“請南星姑娘施救,在下願意付出任何代價!”寒水玉言辭懇切的請求。
南星無奈的歎了口氣阻止了他的大禮,聲音十分柔和:“你不必如此,我會救他。”
寒水玉眼中閃過一絲光亮,南星起身,纖手一揮,數枚金針依次刺入宣王的身體,随着最後一枚金針刺入,宣王的身體微微顫抖了一下,接着金針尾部似有比蠶絲還細小的金絲延伸出來。南星雙手不停結印,金絲恍若有生命一般在空中延伸交織,最後居然織出了一個人形浮在宣王身體上空,南星靈力耗費過度,面色變得十分難看。
寒水玉見狀擡掌凝氣,綿綿不絕的靈力緩緩輸入南星之身,不多時,金色的人影上出現了寸寸斷裂之像,斷裂之處鮮紅如血。南星再次提升靈力,修補着金絲斷裂之處。

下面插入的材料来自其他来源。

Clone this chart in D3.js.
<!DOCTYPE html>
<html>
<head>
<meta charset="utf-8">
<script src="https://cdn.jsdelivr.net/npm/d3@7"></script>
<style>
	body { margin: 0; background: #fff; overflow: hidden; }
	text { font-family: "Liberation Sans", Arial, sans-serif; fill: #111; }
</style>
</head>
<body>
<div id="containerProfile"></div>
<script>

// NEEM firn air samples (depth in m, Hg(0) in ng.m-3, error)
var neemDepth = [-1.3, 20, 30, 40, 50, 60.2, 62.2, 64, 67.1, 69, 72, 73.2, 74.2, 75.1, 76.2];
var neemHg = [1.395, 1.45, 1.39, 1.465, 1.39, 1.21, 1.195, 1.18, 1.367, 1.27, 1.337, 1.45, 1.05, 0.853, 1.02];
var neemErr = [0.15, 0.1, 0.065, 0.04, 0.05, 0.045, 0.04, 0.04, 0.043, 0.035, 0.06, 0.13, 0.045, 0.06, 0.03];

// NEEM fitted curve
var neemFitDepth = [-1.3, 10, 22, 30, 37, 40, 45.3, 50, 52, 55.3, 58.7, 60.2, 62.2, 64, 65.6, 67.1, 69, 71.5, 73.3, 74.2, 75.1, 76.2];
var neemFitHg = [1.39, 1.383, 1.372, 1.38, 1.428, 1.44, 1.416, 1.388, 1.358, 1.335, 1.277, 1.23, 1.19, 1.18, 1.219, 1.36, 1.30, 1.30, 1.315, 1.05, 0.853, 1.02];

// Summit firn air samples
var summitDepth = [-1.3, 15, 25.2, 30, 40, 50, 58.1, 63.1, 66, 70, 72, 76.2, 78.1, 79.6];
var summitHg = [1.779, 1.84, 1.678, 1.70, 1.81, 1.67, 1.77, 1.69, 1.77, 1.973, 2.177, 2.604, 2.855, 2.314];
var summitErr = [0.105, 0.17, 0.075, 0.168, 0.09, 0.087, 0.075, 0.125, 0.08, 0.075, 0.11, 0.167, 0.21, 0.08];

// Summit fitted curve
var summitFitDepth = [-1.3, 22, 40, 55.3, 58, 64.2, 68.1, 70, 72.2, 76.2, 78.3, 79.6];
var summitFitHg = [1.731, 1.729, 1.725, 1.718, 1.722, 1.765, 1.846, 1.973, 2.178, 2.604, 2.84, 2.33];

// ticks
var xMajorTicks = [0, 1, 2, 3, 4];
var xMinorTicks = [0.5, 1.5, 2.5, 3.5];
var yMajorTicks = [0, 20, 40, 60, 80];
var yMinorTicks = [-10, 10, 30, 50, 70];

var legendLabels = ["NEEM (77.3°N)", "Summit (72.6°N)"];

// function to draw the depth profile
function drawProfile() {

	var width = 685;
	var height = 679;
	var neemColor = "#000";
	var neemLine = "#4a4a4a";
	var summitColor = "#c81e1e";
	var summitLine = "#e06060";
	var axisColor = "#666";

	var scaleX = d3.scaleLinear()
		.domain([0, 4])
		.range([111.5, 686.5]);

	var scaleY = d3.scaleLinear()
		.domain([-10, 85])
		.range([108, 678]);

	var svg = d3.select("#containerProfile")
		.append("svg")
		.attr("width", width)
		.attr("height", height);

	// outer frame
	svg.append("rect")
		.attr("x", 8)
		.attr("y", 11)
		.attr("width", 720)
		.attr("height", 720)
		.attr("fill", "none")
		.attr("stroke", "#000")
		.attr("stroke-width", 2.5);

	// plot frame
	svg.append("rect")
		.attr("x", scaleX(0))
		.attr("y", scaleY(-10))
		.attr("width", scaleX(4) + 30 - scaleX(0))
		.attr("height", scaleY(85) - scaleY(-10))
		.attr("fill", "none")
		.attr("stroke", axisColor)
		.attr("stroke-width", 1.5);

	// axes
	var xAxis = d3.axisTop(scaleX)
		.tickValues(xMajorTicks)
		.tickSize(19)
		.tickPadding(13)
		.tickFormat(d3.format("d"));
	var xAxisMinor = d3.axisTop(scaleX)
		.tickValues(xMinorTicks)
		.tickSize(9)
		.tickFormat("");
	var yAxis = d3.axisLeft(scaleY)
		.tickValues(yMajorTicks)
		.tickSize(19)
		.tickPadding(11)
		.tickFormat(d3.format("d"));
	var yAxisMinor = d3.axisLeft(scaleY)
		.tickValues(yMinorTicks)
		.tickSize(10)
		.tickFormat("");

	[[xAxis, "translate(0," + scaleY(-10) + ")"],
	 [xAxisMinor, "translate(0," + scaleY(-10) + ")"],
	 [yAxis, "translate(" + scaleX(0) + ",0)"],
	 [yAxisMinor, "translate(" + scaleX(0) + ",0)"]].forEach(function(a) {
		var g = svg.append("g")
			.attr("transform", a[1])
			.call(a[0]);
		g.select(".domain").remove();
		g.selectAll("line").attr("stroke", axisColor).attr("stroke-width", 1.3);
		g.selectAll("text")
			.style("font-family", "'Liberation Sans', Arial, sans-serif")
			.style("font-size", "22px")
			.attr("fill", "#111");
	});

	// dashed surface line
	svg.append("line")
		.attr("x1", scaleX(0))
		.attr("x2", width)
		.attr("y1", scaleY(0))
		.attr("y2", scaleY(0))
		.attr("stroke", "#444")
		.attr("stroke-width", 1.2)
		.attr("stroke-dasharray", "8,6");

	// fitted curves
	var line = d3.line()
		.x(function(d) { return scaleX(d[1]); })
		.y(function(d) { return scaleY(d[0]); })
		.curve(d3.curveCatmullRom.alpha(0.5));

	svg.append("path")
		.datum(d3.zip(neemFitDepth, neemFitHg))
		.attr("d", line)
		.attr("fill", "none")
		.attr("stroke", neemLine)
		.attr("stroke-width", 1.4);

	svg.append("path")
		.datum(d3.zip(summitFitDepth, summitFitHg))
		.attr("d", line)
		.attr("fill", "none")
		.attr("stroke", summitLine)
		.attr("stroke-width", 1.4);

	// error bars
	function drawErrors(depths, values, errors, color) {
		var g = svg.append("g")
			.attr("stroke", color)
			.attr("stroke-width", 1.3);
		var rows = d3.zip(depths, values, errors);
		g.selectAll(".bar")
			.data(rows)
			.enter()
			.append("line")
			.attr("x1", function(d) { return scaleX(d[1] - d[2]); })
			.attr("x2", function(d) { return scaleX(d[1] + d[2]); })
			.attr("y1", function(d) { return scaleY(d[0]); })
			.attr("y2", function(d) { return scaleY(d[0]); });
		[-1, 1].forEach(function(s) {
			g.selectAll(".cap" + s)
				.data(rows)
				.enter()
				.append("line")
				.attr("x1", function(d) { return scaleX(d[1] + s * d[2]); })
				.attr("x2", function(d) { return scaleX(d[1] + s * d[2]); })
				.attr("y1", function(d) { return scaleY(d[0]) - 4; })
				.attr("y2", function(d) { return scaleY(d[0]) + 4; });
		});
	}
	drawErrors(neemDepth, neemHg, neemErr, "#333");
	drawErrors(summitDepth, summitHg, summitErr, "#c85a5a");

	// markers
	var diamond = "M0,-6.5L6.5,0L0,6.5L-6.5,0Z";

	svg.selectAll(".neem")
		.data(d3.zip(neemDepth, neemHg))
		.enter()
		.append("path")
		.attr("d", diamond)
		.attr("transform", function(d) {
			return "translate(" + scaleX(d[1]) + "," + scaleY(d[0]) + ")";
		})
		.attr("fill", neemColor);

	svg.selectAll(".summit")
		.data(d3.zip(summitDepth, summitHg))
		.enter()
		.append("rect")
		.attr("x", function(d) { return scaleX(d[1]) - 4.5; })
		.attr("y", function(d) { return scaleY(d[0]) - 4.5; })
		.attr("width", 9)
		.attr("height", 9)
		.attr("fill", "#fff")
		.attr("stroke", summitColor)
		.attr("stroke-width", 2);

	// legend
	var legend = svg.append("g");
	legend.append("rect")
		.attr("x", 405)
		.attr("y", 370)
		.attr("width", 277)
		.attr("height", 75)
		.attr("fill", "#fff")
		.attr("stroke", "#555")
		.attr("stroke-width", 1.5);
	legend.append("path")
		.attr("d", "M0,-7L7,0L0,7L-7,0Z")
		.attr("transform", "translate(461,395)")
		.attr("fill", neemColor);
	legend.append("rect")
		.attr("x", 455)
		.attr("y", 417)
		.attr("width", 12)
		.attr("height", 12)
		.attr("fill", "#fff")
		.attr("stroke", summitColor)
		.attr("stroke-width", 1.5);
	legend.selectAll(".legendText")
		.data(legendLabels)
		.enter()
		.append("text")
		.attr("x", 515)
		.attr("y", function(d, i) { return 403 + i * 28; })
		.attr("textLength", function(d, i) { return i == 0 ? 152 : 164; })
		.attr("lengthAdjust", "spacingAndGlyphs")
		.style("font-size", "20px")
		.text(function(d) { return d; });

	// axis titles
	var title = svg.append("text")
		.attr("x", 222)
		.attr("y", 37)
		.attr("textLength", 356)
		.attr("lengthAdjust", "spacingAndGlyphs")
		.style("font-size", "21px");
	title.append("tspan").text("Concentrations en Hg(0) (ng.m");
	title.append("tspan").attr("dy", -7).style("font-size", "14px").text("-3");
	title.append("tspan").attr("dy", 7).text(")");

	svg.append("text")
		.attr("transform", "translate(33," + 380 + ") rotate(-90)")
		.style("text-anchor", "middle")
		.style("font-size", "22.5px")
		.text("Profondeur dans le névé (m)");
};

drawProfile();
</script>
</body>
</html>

就在大功告成之際,原本已被修補的金絲再次出現了裂紋,南星心頭一震,身體發出清脆裂開的聲音,揮手瞬間将所有金針都拔了出來。
“南星姑娘,你沒事吧?”寒水玉沒有停止輸送靈力,關切的問道。
借着寒水玉的靈力,南星迅速恢複體力靈力,片刻後道:“多謝公子護持,我沒事了。”
寒水玉這才撤去靈力輸送,轉而看着床上的宣王,他此刻氣息平穩,臉色好了不少,隻是人還未清醒。“南星姑娘的治療手法頗為新奇,令在下大開眼見。”

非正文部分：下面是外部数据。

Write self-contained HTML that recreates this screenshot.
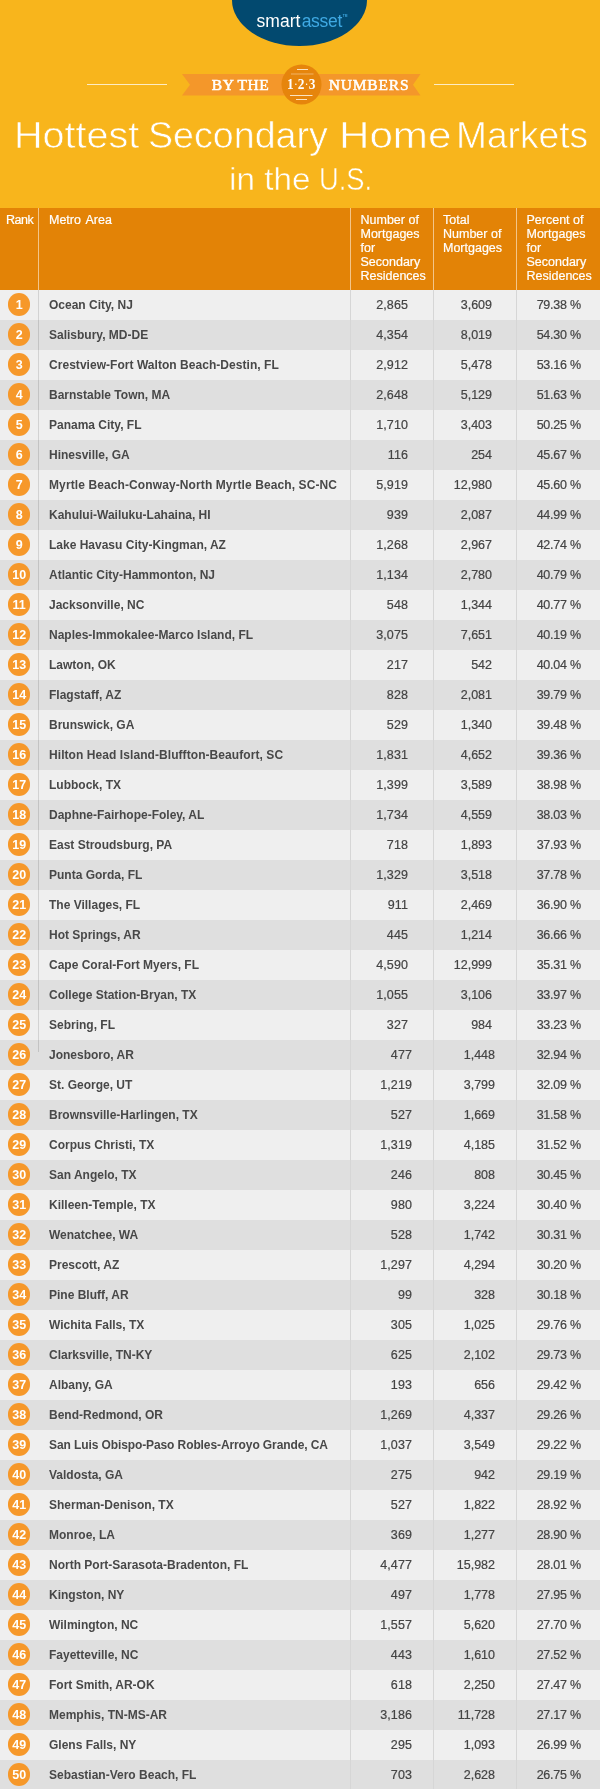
<!DOCTYPE html>
<html><head><meta charset="utf-8">
<style>
*{margin:0;padding:0;box-sizing:border-box}
html,body{width:600px;height:1789px;overflow:hidden;background:#f8b51c;font-family:"Liberation Sans",sans-serif}
#top{position:absolute;left:0;top:0;width:600px;height:208px;background:#f8b51c;overflow:hidden}
#logo{position:absolute;left:231.8px;top:-46.25px;width:135.4px;height:92.5px;border-radius:50%;background:#02496f}
.lg{position:absolute;top:9.85px;font-size:17.5px;line-height:22px;color:#fff;white-space:nowrap}
.hl{position:absolute;top:84px;height:1px;background:#fdecc4;width:80px}
#ribbon{position:absolute;left:0;top:0}
.rt{position:absolute;top:74px;height:21px;line-height:21px;font-family:"Liberation Serif",serif;font-weight:normal;-webkit-text-stroke:0.55px #fff;color:#fff;font-size:15.5px;letter-spacing:0.55px;white-space:nowrap}
.tw{position:absolute;color:#fff;white-space:nowrap;transform-origin:0 0;-webkit-text-stroke:0.6px #f8b51c}
.t1{top:115.5px;font-size:36.5px;line-height:40px}
.t2{top:161.7px;font-size:31px;line-height:36px;-webkit-text-stroke:0.5px #f8b51c}
#th{position:absolute;left:0;top:208px;width:600px;height:82px;background:#e38306;color:#fff;font-size:12.5px;line-height:14px}
#th div{position:absolute;top:5px;white-space:nowrap;-webkit-text-stroke:0.2px #fff}
#th s{position:absolute;top:0;width:1px;height:82px;background:#f3c589}
#tb{position:absolute;left:0;top:290px;width:600px}
.r{position:relative;height:30px;background:#efefef;width:600px}
.r.d{background:#dfdfdf}
.r i{position:absolute;left:8px;top:3.3px;width:22.4px;height:22.4px;border-radius:50%;background:#f6982a;color:#fff;font-style:normal;font-weight:bold;font-size:12.5px;line-height:24.4px;text-align:center}
.r b{position:absolute;left:49px;top:0;line-height:30px;font-size:12px;color:#484848;white-space:nowrap}
.r u{position:absolute;top:0;line-height:30px;font-size:12.5px;color:#444;-webkit-text-stroke:0.2px #444;text-decoration:none;text-align:right;white-space:nowrap}
.r .a{right:192px;letter-spacing:0.1px}.r .b{right:108px}.r .c{right:19px;letter-spacing:-0.25px;margin-right:0.25px}
.r.s .a{right:188px}.r.s .b{right:105px}
.vs{position:absolute;top:0;width:1px;height:1500px;background:#d6d6d6}
#top,#th,#tb{will-change:transform}
#n123 span{font-weight:normal;font-size:13px;display:inline-block;width:4.9px;text-align:center;position:relative;top:-1.8px}
</style></head><body>
<div id="top">
<div id="logo"></div>
<div class="lg" style="left:256.6px;letter-spacing:0">smart</div>
<div class="lg" style="left:301.700px;letter-spacing:-0.3px;color:#3fa9e3">asset</div>
<div class="lg" style="left:342.800px;top:13.600px;font-size:3.2px;line-height:4px;color:#3fa9e3;font-weight:bold">TM</div>
<div class="hl" style="left:87px"></div><div class="hl" style="left:434px"></div>
<svg id="ribbon" width="600" height="208" viewBox="0 0 600 208">
<polygon points="182,74 420.500,74 413,84.7 420.500,95.400 182,95.400 190,84.7" fill="#f4972a"/>
<circle cx="301.5" cy="84.5" r="20" fill="#e6850c"/>
<g stroke="#fbe3c0" stroke-width="1" fill="none">
<line x1="297" y1="69.5" x2="308" y2="69.5"/>
<line x1="291" y1="74" x2="313.5" y2="74" stroke-opacity="0.5"/>
<line x1="290" y1="95.5" x2="312.500" y2="95.5"/>
<line x1="296" y1="99.5" x2="307" y2="99.5"/>
</g>
</svg>
<div class="rt" style="left:211.800px;word-spacing:-0.5px">BY THE</div>
<div class="rt" style="left:328.800px;letter-spacing:0.8px">NUMBERS</div>
<div class="rt" id="n123" style="left:287px;top:73.300px;font-size:15.5px;letter-spacing:0;font-weight:bold;-webkit-text-stroke:0;transform:scaleX(0.86);transform-origin:0 0">1<span>·</span>2<span>·</span>3</div>
<div class="tw t1" id="w1" style="left:13.5px;transform:scaleX(1.083)">Hottest</div>
<div class="tw t1" id="w2" style="left:147.6px;transform:scaleX(1.0305)">Secondary</div>
<div class="tw t1" id="w3" style="left:339.3px;transform:scaleX(1.154)">Home</div>
<div class="tw t1" id="w4" style="left:456.3px;transform:scaleX(1.018)">Markets</div>
<div class="tw t2" id="w5" style="left:229.3px;transform:scaleX(1.075)">in the</div>
<div class="tw t2" id="w6" style="left:319.4px;transform:scaleX(0.882)">U.S.</div>
</div>
<div id="th">
<div style="left:6px;letter-spacing:-0.5px">Rank</div>
<div style="left:49px;word-spacing:1.7px">Metro Area</div>
<div style="left:360.500px">Number of<br>Mortgages<br>for<br>Secondary<br>Residences</div>
<div style="left:443px">Total<br>Number of<br>Mortgages</div>
<div style="left:526.500px">Percent of<br>Mortgages<br>for<br>Secondary<br>Residences</div>
<s style="left:38px"></s><s style="left:350px"></s><s style="left:433px"></s><s style="left:516px"></s>
</div>
<div id="tb">
<div class="r"><i>1</i><b>Ocean City, NJ</b><u class="a">2,865</u><u class="b">3,609</u><u class="c">79.38 %</u></div>
<div class="r d"><i>2</i><b>Salisbury, MD-DE</b><u class="a">4,354</u><u class="b">8,019</u><u class="c">54.30 %</u></div>
<div class="r"><i>3</i><b style="letter-spacing:0.04px">Crestview-Fort Walton Beach-Destin, FL</b><u class="a">2,912</u><u class="b">5,478</u><u class="c">53.16 %</u></div>
<div class="r d"><i>4</i><b>Barnstable Town, MA</b><u class="a">2,648</u><u class="b">5,129</u><u class="c">51.63 %</u></div>
<div class="r"><i>5</i><b>Panama City, FL</b><u class="a">1,710</u><u class="b">3,403</u><u class="c">50.25 %</u></div>
<div class="r d"><i>6</i><b>Hinesville, GA</b><u class="a">116</u><u class="b">254</u><u class="c">45.67 %</u></div>
<div class="r"><i>7</i><b style="letter-spacing:0.105px">Myrtle Beach-Conway-North Myrtle Beach, SC-NC</b><u class="a">5,919</u><u class="b">12,980</u><u class="c">45.60 %</u></div>
<div class="r d"><i>8</i><b>Kahului-Wailuku-Lahaina, HI</b><u class="a">939</u><u class="b">2,087</u><u class="c">44.99 %</u></div>
<div class="r"><i>9</i><b>Lake Havasu City-Kingman, AZ</b><u class="a">1,268</u><u class="b">2,967</u><u class="c">42.74 %</u></div>
<div class="r d"><i>10</i><b>Atlantic City-Hammonton, NJ</b><u class="a">1,134</u><u class="b">2,780</u><u class="c">40.79 %</u></div>
<div class="r"><i>11</i><b>Jacksonville, NC</b><u class="a">548</u><u class="b">1,344</u><u class="c">40.77 %</u></div>
<div class="r d"><i>12</i><b>Naples-Immokalee-Marco Island, FL</b><u class="a">3,075</u><u class="b">7,651</u><u class="c">40.19 %</u></div>
<div class="r"><i>13</i><b>Lawton, OK</b><u class="a">217</u><u class="b">542</u><u class="c">40.04 %</u></div>
<div class="r d"><i>14</i><b>Flagstaff, AZ</b><u class="a">828</u><u class="b">2,081</u><u class="c">39.79 %</u></div>
<div class="r"><i>15</i><b>Brunswick, GA</b><u class="a">529</u><u class="b">1,340</u><u class="c">39.48 %</u></div>
<div class="r d"><i>16</i><b style="letter-spacing:0.07px">Hilton Head Island-Bluffton-Beaufort, SC</b><u class="a">1,831</u><u class="b">4,652</u><u class="c">39.36 %</u></div>
<div class="r"><i>17</i><b>Lubbock, TX</b><u class="a">1,399</u><u class="b">3,589</u><u class="c">38.98 %</u></div>
<div class="r d"><i>18</i><b>Daphne-Fairhope-Foley, AL</b><u class="a">1,734</u><u class="b">4,559</u><u class="c">38.03 %</u></div>
<div class="r"><i>19</i><b>East Stroudsburg, PA</b><u class="a">718</u><u class="b">1,893</u><u class="c">37.93 %</u></div>
<div class="r d"><i>20</i><b>Punta Gorda, FL</b><u class="a">1,329</u><u class="b">3,518</u><u class="c">37.78 %</u></div>
<div class="r"><i>21</i><b>The Villages, FL</b><u class="a">911</u><u class="b">2,469</u><u class="c">36.90 %</u></div>
<div class="r d"><i>22</i><b>Hot Springs, AR</b><u class="a">445</u><u class="b">1,214</u><u class="c">36.66 %</u></div>
<div class="r"><i>23</i><b>Cape Coral-Fort Myers, FL</b><u class="a">4,590</u><u class="b">12,999</u><u class="c">35.31 %</u></div>
<div class="r d"><i>24</i><b>College Station-Bryan, TX</b><u class="a">1,055</u><u class="b">3,106</u><u class="c">33.97 %</u></div>
<div class="r"><i>25</i><b>Sebring, FL</b><u class="a">327</u><u class="b">984</u><u class="c">33.23 %</u></div>
<div class="r d s"><i>26</i><b>Jonesboro, AR</b><u class="a">477</u><u class="b">1,448</u><u class="c">32.94 %</u></div>
<div class="r s"><i>27</i><b>St. George, UT</b><u class="a">1,219</u><u class="b">3,799</u><u class="c">32.09 %</u></div>
<div class="r d s"><i>28</i><b>Brownsville-Harlingen, TX</b><u class="a">527</u><u class="b">1,669</u><u class="c">31.58 %</u></div>
<div class="r s"><i>29</i><b>Corpus Christi, TX</b><u class="a">1,319</u><u class="b">4,185</u><u class="c">31.52 %</u></div>
<div class="r d s"><i>30</i><b>San Angelo, TX</b><u class="a">246</u><u class="b">808</u><u class="c">30.45 %</u></div>
<div class="r s"><i>31</i><b>Killeen-Temple, TX</b><u class="a">980</u><u class="b">3,224</u><u class="c">30.40 %</u></div>
<div class="r d s"><i>32</i><b>Wenatchee, WA</b><u class="a">528</u><u class="b">1,742</u><u class="c">30.31 %</u></div>
<div class="r s"><i>33</i><b>Prescott, AZ</b><u class="a">1,297</u><u class="b">4,294</u><u class="c">30.20 %</u></div>
<div class="r d s"><i>34</i><b>Pine Bluff, AR</b><u class="a">99</u><u class="b">328</u><u class="c">30.18 %</u></div>
<div class="r s"><i>35</i><b>Wichita Falls, TX</b><u class="a">305</u><u class="b">1,025</u><u class="c">29.76 %</u></div>
<div class="r d s"><i>36</i><b>Clarksville, TN-KY</b><u class="a">625</u><u class="b">2,102</u><u class="c">29.73 %</u></div>
<div class="r s"><i>37</i><b>Albany, GA</b><u class="a">193</u><u class="b">656</u><u class="c">29.42 %</u></div>
<div class="r d s"><i>38</i><b>Bend-Redmond, OR</b><u class="a">1,269</u><u class="b">4,337</u><u class="c">29.26 %</u></div>
<div class="r s"><i>39</i><b style="letter-spacing:-0.1px">San Luis Obispo-Paso Robles-Arroyo Grande, CA</b><u class="a">1,037</u><u class="b">3,549</u><u class="c">29.22 %</u></div>
<div class="r d s"><i>40</i><b>Valdosta, GA</b><u class="a">275</u><u class="b">942</u><u class="c">29.19 %</u></div>
<div class="r s"><i>41</i><b>Sherman-Denison, TX</b><u class="a">527</u><u class="b">1,822</u><u class="c">28.92 %</u></div>
<div class="r d s"><i>42</i><b>Monroe, LA</b><u class="a">369</u><u class="b">1,277</u><u class="c">28.90 %</u></div>
<div class="r s"><i>43</i><b>North Port-Sarasota-Bradenton, FL</b><u class="a">4,477</u><u class="b">15,982</u><u class="c">28.01 %</u></div>
<div class="r d s"><i>44</i><b>Kingston, NY</b><u class="a">497</u><u class="b">1,778</u><u class="c">27.95 %</u></div>
<div class="r s"><i>45</i><b>Wilmington, NC</b><u class="a">1,557</u><u class="b">5,620</u><u class="c">27.70 %</u></div>
<div class="r d s"><i>46</i><b>Fayetteville, NC</b><u class="a">443</u><u class="b">1,610</u><u class="c">27.52 %</u></div>
<div class="r s"><i>47</i><b>Fort Smith, AR-OK</b><u class="a">618</u><u class="b">2,250</u><u class="c">27.47 %</u></div>
<div class="r d s"><i>48</i><b>Memphis, TN-MS-AR</b><u class="a">3,186</u><u class="b">11,728</u><u class="c">27.17 %</u></div>
<div class="r s"><i>49</i><b>Glens Falls, NY</b><u class="a">295</u><u class="b">1,093</u><u class="c">26.99 %</u></div>
<div class="r d s"><i>50</i><b>Sebastian-Vero Beach, FL</b><u class="a">703</u><u class="b">2,628</u><u class="c">26.75 %</u></div><div class="vs" style="left:38px;height:762px;background:rgba(0,0,0,0.12)"></div><div class="vs" style="left:350px"></div><div class="vs" style="left:433px"></div><div class="vs" style="left:516px"></div>
</div>
</body></html>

“師門秘傳之法罷了,令師的傷勢暫時得到控制,不多時便會清醒,隻是此地并不适合養傷。”南星心中微微歎息,想不到第一處施展完整的織命術居然會失敗,她心有疑惑,并未說出來。
寒水玉想了想,道:“我會為師父尋找一個适合養傷的僻靜之處,等處理完村中疫病,定要找出罪魁禍首謝罪!”
忽然,寒水玉的目光看向外面,他感覺到了一個熟悉而強大的人正向石屋走來,門外那兩個人此刻還未清醒,來者必然會發現石屋已被侵入。他将目光投向南星,“姑娘先從後面窗戶離開,我留下會會來客。”
“不必擔心我,身份尊貴如你,出門帶一二手下也無不可。”南星将唯一的椅子拿過來放在石屋正中,然後站到了椅子後面,示意寒水玉坐上去。
寒水玉見狀微微笑了下,起身坐在椅子上,推門的聲響迅速傳來。來人本以為能将入侵宵小抓住,熟料剛進門就看到寒水玉氣定神閑的坐在椅子上,身後站着一位看不清容貌的女子。
緩緩擡頭看着門外來客,寒水玉的眼神逐漸變得冰冷,來人見到這番景象也有種騎虎難下的感覺,隻得硬着頭皮上前單膝跪下,道:“卑職參見殿下!”
“想不到能在荒山野嶺的小村落中見到聖眷正濃的衛統領,不知日理萬機的衛統領來此有何貴幹?”
寒水玉聲音威嚴,令本就心中有鬼的衛少明更加手足無措,他隻得低下頭,道:“卑職奉陛下谕旨出京辦事,請殿下明察。”
衛少明身着輕甲,面容俊朗,年約三旬,看起來修為不錯,但此刻在寒水玉面前他的那點氣勢頗有些微不足道。
“哦?是何谕旨?”
“這……”衛少明有些為難,“陛下密旨,卑職不敢擅自洩密,請殿下恕罪。”
“師父重傷昏迷,衛統領就不怕無法将人活着送回京都?”寒水玉笑得溫和。
衛少明垂下頭,不敢正視寒水玉的眼睛。
“我沒有怪罪衛統領的意思,隻是師父傷勢頗重,以衛統領的做法怕是難以活着回京,不如衛統領大開方便之門,等師父傷勢痊愈再啟程,如何?”
寒水玉語氣變得緩和,但說出的話卻并非與他商議,衛少明遲疑着道:“陛下谕令十分緊急,卑職不敢擅自決斷。”